_Written instruction_
Quote from the first line below through the line that contains "const axisFont = 'Noto", both included, and leave the pictures out.

+++++

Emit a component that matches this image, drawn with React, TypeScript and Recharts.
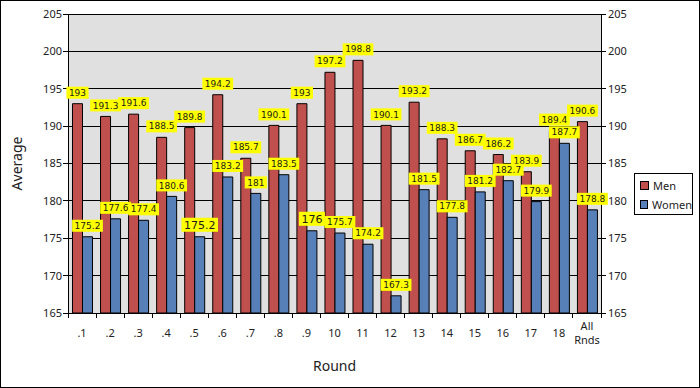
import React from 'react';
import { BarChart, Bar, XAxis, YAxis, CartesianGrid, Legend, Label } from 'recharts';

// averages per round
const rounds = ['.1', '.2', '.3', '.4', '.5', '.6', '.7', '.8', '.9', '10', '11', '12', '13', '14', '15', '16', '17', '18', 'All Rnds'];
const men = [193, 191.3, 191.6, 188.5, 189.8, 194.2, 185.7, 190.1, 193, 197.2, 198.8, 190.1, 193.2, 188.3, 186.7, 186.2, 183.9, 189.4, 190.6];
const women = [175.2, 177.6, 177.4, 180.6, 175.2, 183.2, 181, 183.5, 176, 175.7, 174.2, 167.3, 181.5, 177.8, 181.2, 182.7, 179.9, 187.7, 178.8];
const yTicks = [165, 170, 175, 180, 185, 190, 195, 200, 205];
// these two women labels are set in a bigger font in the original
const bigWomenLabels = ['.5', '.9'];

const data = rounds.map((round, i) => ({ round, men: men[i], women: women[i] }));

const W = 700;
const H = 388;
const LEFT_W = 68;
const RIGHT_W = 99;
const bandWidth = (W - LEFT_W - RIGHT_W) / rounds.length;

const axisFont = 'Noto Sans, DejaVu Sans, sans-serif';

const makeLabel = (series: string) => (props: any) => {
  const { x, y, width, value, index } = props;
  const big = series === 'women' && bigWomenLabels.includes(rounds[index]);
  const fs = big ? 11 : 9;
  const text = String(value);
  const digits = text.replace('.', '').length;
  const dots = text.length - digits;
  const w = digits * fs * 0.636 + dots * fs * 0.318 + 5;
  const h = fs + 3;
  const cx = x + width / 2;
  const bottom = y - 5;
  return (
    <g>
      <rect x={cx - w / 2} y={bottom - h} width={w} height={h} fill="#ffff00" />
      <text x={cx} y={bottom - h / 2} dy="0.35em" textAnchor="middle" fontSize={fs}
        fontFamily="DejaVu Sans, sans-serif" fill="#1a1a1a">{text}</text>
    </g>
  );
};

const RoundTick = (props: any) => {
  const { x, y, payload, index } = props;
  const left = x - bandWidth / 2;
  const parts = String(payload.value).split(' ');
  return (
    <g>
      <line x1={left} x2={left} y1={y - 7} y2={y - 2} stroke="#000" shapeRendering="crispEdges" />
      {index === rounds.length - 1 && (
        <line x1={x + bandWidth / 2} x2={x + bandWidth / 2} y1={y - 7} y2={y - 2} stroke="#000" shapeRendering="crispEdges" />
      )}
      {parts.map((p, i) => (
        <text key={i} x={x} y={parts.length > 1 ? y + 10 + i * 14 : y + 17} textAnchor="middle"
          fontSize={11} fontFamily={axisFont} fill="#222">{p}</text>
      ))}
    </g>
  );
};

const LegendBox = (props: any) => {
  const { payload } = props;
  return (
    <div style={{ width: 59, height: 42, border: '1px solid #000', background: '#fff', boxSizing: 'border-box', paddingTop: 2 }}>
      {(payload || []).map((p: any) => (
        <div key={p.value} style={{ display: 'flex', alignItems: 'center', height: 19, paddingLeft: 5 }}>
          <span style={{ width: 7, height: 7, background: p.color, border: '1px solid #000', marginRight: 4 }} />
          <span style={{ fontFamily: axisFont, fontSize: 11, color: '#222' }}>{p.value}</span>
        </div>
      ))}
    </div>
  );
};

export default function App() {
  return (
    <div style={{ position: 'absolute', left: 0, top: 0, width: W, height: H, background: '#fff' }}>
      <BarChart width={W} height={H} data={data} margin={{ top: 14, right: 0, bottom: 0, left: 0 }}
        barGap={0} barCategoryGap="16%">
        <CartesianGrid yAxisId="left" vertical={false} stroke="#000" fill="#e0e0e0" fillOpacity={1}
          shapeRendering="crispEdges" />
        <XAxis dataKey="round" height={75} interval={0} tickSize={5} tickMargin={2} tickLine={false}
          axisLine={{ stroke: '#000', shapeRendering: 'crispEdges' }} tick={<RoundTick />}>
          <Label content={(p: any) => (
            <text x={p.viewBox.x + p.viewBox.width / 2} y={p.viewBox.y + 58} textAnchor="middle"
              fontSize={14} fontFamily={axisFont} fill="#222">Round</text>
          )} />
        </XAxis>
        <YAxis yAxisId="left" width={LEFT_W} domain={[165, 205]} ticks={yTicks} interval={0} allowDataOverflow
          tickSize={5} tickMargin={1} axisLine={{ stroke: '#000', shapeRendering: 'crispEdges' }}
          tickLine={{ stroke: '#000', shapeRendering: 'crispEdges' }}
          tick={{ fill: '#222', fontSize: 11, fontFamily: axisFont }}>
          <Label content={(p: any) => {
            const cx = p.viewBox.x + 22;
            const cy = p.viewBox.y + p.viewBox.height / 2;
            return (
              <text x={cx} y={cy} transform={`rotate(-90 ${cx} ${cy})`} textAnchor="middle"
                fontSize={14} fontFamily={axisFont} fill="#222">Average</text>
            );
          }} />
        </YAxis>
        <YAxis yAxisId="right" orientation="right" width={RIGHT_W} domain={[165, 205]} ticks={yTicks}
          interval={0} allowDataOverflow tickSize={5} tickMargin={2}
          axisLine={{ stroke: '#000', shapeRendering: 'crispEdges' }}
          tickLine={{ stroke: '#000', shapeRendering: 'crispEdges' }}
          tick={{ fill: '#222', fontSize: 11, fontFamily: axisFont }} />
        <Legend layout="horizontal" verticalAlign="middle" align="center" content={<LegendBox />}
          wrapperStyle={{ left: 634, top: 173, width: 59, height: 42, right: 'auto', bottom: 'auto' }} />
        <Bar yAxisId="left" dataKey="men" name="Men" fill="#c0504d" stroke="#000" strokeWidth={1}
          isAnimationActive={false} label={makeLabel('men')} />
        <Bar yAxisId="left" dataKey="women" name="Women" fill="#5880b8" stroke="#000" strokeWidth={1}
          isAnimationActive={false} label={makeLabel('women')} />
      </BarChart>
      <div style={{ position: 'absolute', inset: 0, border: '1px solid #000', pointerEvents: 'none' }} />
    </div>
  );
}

+++++

_Solved exercise_
Emit a component that matches this image, drawn with React, TypeScript and Recharts.
import React from 'react';
import { BarChart, Bar, XAxis, YAxis, CartesianGrid, Legend, Label } from 'recharts';

// averages per round
const rounds = ['.1', '.2', '.3', '.4', '.5', '.6', '.7', '.8', '.9', '10', '11', '12', '13', '14', '15', '16', '17', '18', 'All Rnds'];
const men = [193, 191.3, 191.6, 188.5, 189.8, 194.2, 185.7, 190.1, 193, 197.2, 198.8, 190.1, 193.2, 188.3, 186.7, 186.2, 183.9, 189.4, 190.6];
const women = [175.2, 177.6, 177.4, 180.6, 175.2, 183.2, 181, 183.5, 176, 175.7, 174.2, 167.3, 181.5, 177.8, 181.2, 182.7, 179.9, 187.7, 178.8];
const yTicks = [165, 170, 175, 180, 185, 190, 195, 200, 205];
// these two women labels are set in a bigger font in the original
const bigWomenLabels = ['.5', '.9'];

const data = rounds.map((round, i) => ({ round, men: men[i], women: women[i] }));

const W = 700;
const H = 388;
const LEFT_W = 68;
const RIGHT_W = 99;
const bandWidth = (W - LEFT_W - RIGHT_W) / rounds.length;

const axisFont = 'Noto Sans, DejaVu Sans, sans-serif';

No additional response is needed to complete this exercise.